■ **YOUR TASK**
Lines containing the word "that" are to be counted; state their number and nothing further.

— Begin —

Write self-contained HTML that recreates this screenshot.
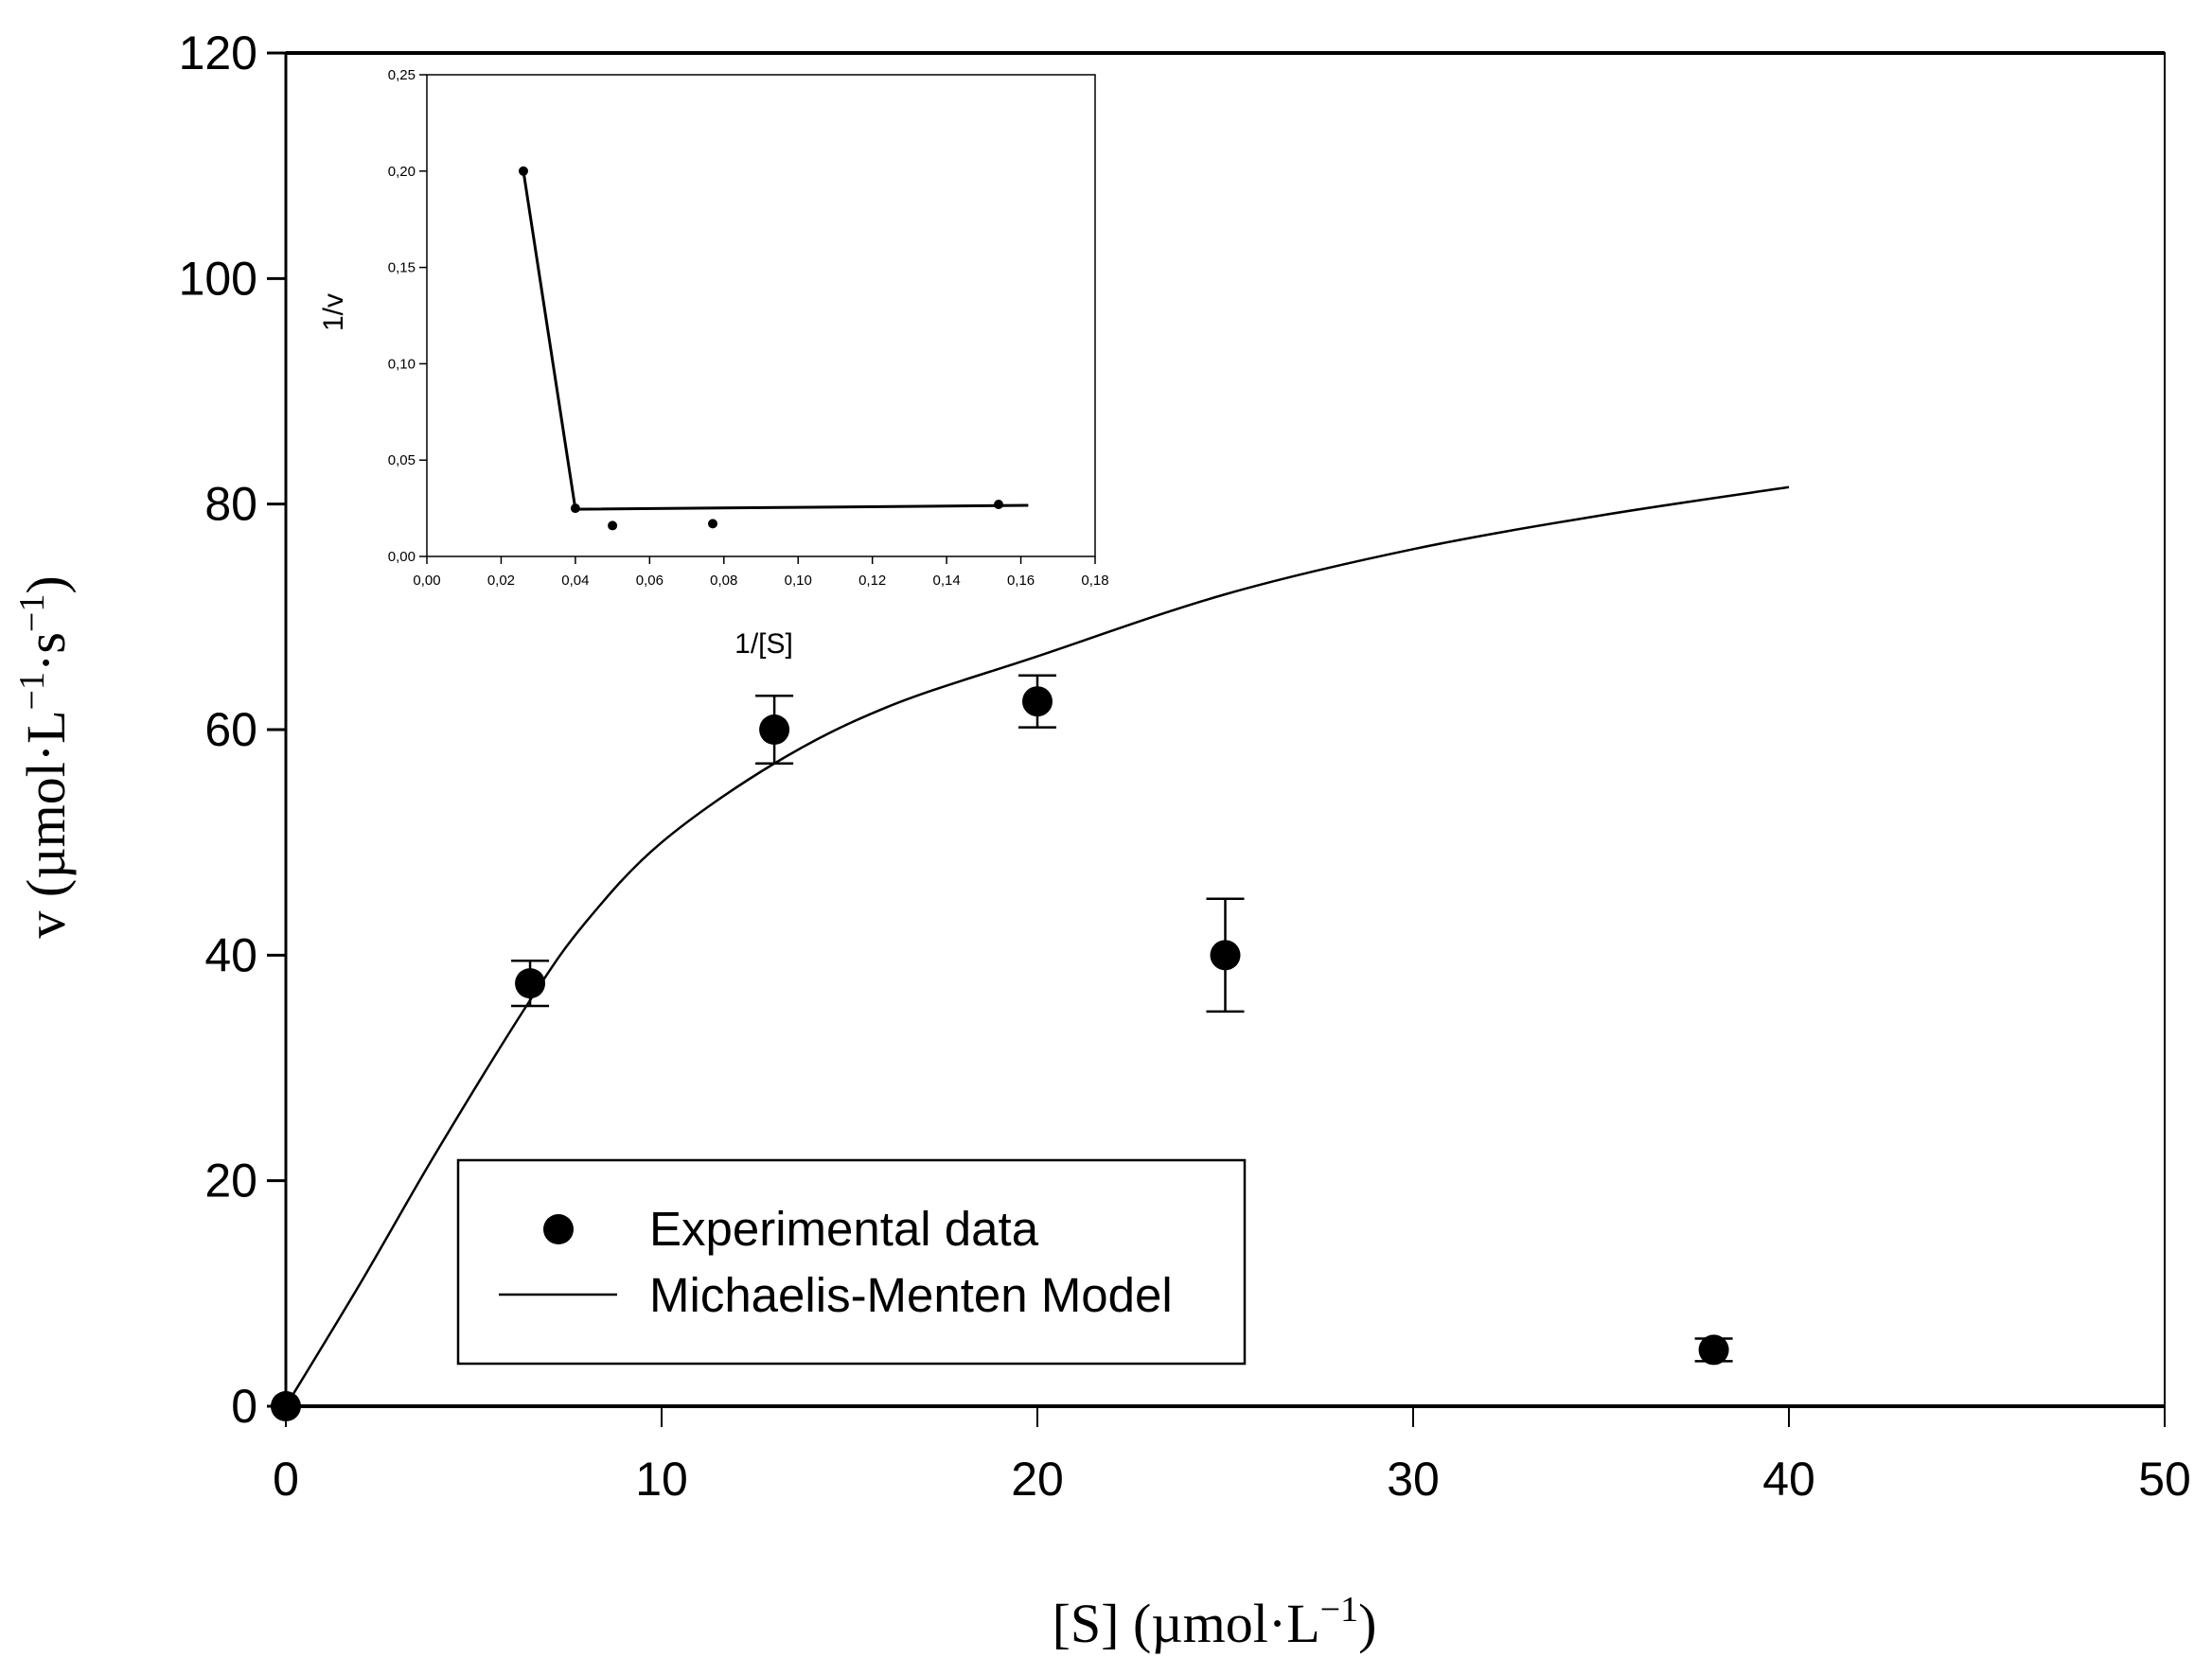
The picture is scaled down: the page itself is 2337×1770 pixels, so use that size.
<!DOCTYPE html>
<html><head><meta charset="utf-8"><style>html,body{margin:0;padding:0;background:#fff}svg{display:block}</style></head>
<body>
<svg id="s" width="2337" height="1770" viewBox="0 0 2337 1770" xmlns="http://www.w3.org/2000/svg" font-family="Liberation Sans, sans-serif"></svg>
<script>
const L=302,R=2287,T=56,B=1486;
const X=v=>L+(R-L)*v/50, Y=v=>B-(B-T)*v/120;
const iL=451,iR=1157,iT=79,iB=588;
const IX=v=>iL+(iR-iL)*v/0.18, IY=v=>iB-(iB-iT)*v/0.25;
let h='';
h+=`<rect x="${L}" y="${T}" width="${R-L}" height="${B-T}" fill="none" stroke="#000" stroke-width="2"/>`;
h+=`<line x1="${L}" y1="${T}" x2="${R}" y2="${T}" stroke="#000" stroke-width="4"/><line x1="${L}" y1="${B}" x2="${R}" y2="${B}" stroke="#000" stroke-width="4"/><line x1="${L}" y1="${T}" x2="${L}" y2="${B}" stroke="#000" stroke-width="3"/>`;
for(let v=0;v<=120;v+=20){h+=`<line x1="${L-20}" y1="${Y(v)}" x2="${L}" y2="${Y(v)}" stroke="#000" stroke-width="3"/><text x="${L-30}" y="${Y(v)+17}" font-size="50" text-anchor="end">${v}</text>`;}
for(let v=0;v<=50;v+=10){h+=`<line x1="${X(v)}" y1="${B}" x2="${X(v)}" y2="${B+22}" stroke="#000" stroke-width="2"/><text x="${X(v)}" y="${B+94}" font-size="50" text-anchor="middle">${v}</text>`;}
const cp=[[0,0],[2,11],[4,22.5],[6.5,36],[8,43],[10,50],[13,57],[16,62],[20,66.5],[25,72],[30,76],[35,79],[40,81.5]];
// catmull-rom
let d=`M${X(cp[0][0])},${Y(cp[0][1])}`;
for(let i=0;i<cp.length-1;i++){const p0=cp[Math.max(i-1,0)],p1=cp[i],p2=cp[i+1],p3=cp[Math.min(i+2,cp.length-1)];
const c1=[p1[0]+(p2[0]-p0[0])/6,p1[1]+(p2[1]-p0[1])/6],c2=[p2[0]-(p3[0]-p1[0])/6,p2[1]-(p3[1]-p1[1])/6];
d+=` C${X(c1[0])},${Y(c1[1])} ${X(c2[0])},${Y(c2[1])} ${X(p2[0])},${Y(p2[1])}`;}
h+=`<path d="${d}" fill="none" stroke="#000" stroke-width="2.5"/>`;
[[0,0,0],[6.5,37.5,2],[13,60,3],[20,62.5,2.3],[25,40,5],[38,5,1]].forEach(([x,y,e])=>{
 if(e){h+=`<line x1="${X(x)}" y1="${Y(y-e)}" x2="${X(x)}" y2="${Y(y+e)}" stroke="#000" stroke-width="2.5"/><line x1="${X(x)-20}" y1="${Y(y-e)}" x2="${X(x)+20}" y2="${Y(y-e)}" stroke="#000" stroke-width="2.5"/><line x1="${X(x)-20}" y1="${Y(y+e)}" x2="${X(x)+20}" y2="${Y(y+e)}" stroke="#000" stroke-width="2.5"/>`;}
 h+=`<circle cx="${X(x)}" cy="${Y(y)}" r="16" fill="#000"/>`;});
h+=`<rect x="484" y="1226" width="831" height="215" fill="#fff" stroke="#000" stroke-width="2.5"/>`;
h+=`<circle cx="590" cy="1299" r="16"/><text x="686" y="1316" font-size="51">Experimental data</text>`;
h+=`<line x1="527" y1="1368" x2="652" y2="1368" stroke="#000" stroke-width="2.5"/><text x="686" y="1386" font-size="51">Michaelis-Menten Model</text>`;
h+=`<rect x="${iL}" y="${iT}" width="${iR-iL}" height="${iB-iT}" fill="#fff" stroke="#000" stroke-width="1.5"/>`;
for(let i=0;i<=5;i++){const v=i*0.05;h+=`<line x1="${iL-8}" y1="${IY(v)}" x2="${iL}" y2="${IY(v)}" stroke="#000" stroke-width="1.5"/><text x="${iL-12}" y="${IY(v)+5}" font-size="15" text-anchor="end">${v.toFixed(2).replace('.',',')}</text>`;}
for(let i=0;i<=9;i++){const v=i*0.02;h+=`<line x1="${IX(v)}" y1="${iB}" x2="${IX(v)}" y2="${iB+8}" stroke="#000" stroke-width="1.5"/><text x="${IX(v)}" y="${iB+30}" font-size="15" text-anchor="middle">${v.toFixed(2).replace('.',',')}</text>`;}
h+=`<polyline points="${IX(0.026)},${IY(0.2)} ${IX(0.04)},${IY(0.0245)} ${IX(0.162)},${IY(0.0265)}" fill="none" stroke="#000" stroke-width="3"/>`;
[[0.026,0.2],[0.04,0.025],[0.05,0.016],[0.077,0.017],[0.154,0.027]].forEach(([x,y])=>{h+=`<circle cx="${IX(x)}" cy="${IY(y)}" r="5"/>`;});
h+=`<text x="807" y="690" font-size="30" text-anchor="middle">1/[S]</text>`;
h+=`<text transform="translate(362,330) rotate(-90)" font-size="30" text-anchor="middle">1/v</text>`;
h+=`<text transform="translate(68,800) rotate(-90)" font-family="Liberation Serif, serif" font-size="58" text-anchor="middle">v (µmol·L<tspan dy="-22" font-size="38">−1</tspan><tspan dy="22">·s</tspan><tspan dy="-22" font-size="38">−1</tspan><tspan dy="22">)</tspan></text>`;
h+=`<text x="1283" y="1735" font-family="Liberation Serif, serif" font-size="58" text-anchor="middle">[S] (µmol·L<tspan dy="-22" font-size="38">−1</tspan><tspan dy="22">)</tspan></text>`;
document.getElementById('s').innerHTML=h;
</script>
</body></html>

— End —

■ **ANSWER TO THIS EXERCISE**
2